Jeetu Patel: It’s going to happen. It’s just a matter of how fast and how big. Because everything is getting re-factored to the cloud, the amount of innovation that’s going to happen in analytics and models around security will fundamentally change. Security models are no longer going to just prevent something from happening. Security model is going to be real-time inventing, “When something happens, I will immediately know that this is happening. If there’s a behavior happening outside of the normal pattern, I will make you aware of it.” I think there’s going to be a huge amount of innovation that will go on in that area.
Sramana Mitra: For many generations of technology, security has been interesting as a startup field. Yet again, security is becoming critical because of a whole new scale and a whole new set of architectures developing.
Jeetu Patel: If we look at it as a cloud vendor, the second call that we deal with every customer is typically with someone from the security division. You first go out and do an overview call. If they really like the idea, they’re like, “Wow! This is something that could really help our users. Let’s make sure that we get you in front of our security groups so that they can verify whether or not you’re secure to our standards.” That’s a trend that’s actually caused a huge amount of investment. Customers have gotten far more sophisticated about the needs for security.
Sramana Mitra: Interesting. Anything else you want to add?
Jeetu Patel: Going to back your question, connected devices, knowledge worker productivity category, and security would be three. The fourth one is shared analytics that comes from the connected devices. I’m assuming that connected devices have a lot of analytics that go through them.
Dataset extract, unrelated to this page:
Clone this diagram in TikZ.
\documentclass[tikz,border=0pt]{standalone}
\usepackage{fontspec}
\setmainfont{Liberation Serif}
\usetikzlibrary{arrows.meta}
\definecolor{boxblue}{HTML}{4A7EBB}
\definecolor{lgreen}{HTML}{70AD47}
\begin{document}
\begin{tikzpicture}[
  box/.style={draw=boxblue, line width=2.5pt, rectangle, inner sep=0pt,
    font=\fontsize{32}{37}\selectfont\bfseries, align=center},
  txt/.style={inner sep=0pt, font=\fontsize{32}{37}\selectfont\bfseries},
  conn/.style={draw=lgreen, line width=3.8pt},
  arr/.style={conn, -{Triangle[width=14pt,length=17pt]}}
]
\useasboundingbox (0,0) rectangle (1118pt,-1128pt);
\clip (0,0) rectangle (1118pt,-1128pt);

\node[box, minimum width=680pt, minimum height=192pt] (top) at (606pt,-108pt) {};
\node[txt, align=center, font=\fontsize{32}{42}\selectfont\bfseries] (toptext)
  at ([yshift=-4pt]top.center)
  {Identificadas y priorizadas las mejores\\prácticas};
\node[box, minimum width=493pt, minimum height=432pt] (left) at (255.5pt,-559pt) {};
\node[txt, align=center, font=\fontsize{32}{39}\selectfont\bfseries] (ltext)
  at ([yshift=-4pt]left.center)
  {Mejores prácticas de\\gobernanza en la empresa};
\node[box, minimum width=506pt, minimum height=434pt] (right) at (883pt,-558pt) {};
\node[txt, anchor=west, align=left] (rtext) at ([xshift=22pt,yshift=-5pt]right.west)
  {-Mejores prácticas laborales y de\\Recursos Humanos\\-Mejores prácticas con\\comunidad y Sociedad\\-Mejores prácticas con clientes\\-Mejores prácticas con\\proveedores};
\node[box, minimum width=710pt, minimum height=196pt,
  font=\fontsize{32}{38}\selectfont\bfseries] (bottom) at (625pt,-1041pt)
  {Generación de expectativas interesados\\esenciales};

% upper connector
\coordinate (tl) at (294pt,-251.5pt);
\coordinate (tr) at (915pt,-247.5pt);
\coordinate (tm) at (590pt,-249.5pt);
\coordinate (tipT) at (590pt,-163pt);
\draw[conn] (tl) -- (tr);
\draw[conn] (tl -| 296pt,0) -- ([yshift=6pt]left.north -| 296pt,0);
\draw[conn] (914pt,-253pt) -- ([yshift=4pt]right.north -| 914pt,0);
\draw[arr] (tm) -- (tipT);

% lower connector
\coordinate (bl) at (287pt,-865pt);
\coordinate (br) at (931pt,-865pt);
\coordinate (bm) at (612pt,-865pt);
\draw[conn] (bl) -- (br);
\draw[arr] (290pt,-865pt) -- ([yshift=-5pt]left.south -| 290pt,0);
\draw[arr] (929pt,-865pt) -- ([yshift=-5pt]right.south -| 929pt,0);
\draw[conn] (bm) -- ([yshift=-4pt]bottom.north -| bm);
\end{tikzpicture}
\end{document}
Sramana Mitra: I think that data trend is something that everybody’s tracking at this point – both data generated based on the current architecture and the data that is going to be vastly escalated because of the Internet of Things architecture.
Jeetu Patel: What you’re also seeing with applications in cloud and mobile re-factoring is there’s a lot more instrumentation of data even for the way that software gets used and as a result, the way that new software gets built. There’s a fundamental, philosophical, and psychological mindset shift that’s going to occur in the enterprise buying behavior. People are not going to look at an RFP and just check to see if they have a gazillion features that no one uses. It’s going to be much more consumption-based economy where the engagement of the software is what’s going to be measured much more so than the number of features a piece of software has.
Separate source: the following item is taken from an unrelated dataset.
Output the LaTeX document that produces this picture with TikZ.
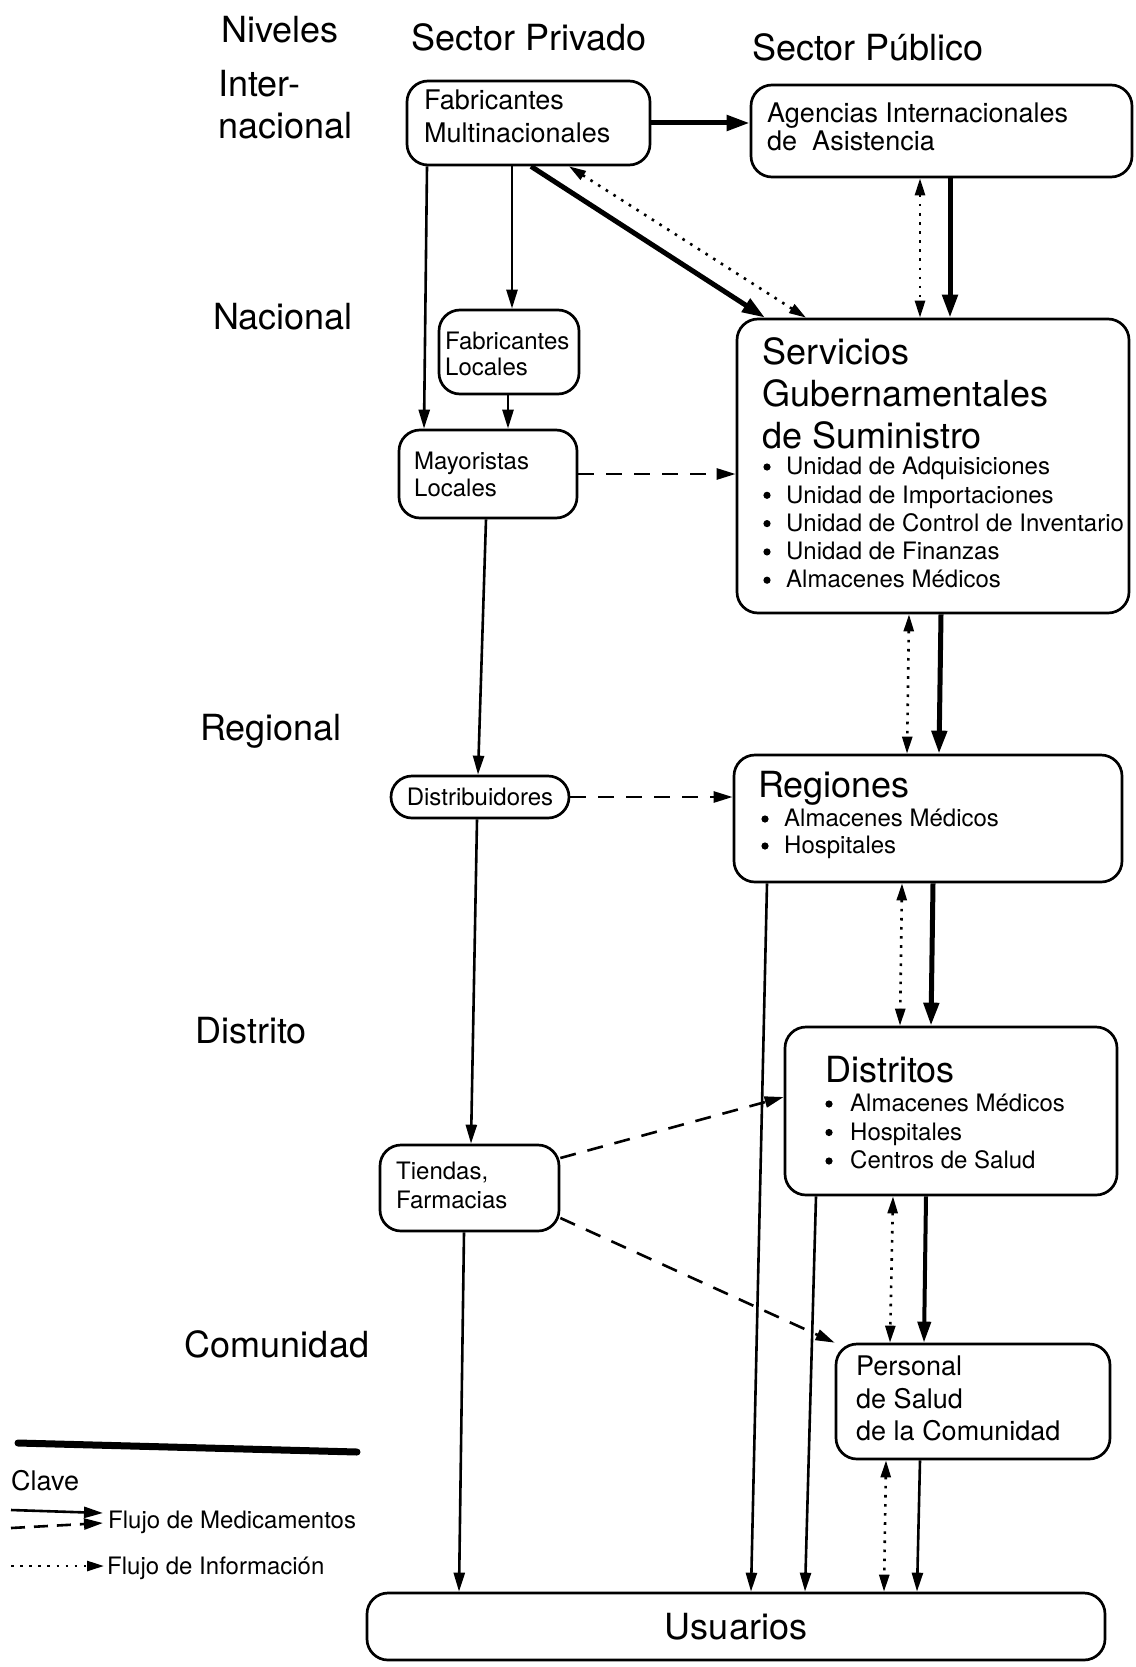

We spend far more time in debating why some things shouldn’t get into our product, not because we don’t have the resources to code it. Building features is easy. It’s just the friction that a feature causes and how that overwhelms a user. It’s fundamentally transforming the way that people are thinking about how software consumption happens within large enterprises. Not from a product perspective but form a philosophical perspective, software consumption models will change within the enterprise as a result of SaaS.
Sramana Mitra: Thank you so much for your time.